Now, if switching tow vehicles in the middle of a trip seems like a hassle, try it in the middle of Alumapalooza. This deal would never have come off if not for the supreme efforts of Chris and Super Terry. Chris bought the car at a dealer auction, got it certified quickly, and arranged for a driver to bring it halfway from Pennsylvania.  Super Terry jumped in our old GL and drove four hours to meet the other driver, swapped cars and paperwork, then turned around and brought it back to Ohio. Both of those guys are heroes to me.

Switching from one GL to another simplified one aspect: we didn’t have to mess with hitch ball height or anything else. We just moved our stuff and installed a wireless brake controller. Bam! Done. Super Terry even installed the brake control module on the trailer for me.

[By the way, I’m now a fan of the Tekonsha Prodigy Wireless Brake Controller. It works well just like our previous Prodigy but without any wiring on the tow vehicle. You just plug the remote into a cigarette lighter outlet, which means I can move it from one vehicle to another in seconds and I won’t have to worry about the car’s computer deciding to shut it off because it got wet & grumpy.]

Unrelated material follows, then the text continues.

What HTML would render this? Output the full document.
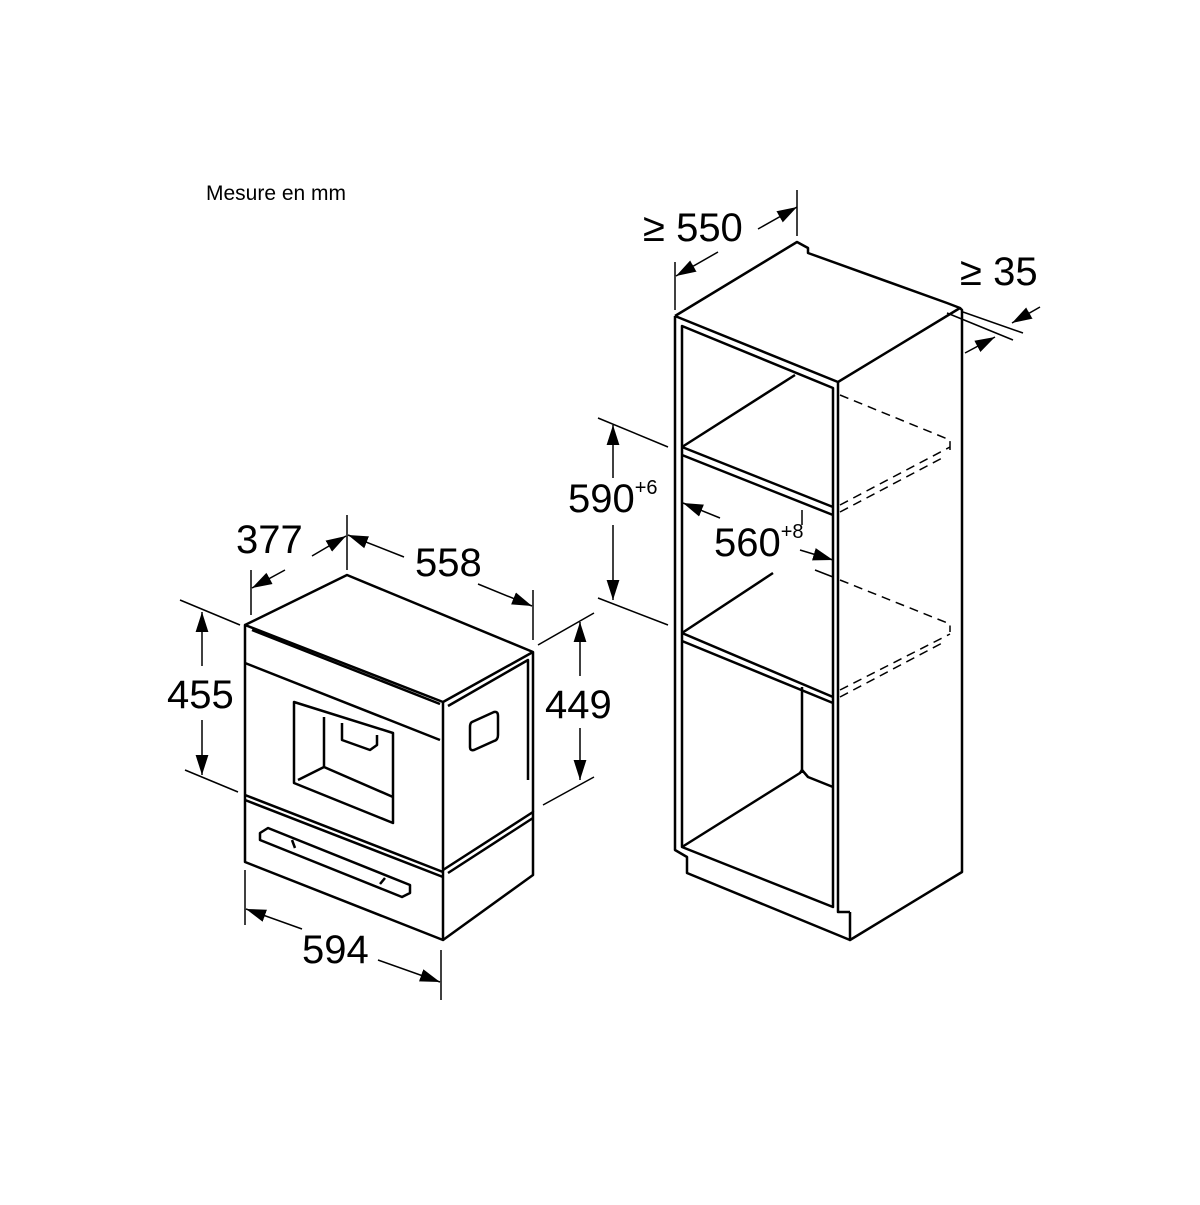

The new car has been great so far.  After Alumapalooza we towed over to Ohiopyle PA and I was shocked at how much better the 2015 drove compared to the 2009. A bit more power, much quieter, smoother acceleration, lighter steering, lots of interesting tech, etc. It’s really almost a decadent experience to be towing with it.

The Mercedes receiver hitch is considerably better in the 2015 than the 2009, so we’ve been able to just drop the Airstream on it without a problem but we do plan to get a reinforcement installed this summer, once we are settled in the northeast and have time to breathe. I plan to make this car work for its living, just like the last one, and I don’t ever want to have a hitch issue crop up.

Right now we’re stopped at the dealership to get a few minor niggles handled (nothing serious) and tomorrow we’ll be on our way north. I’ll backfill the blog over the next few days with posts about our 12 days in Jackson Center for Alumapalooza, and our stop in the lovely little town of Ohiopyle.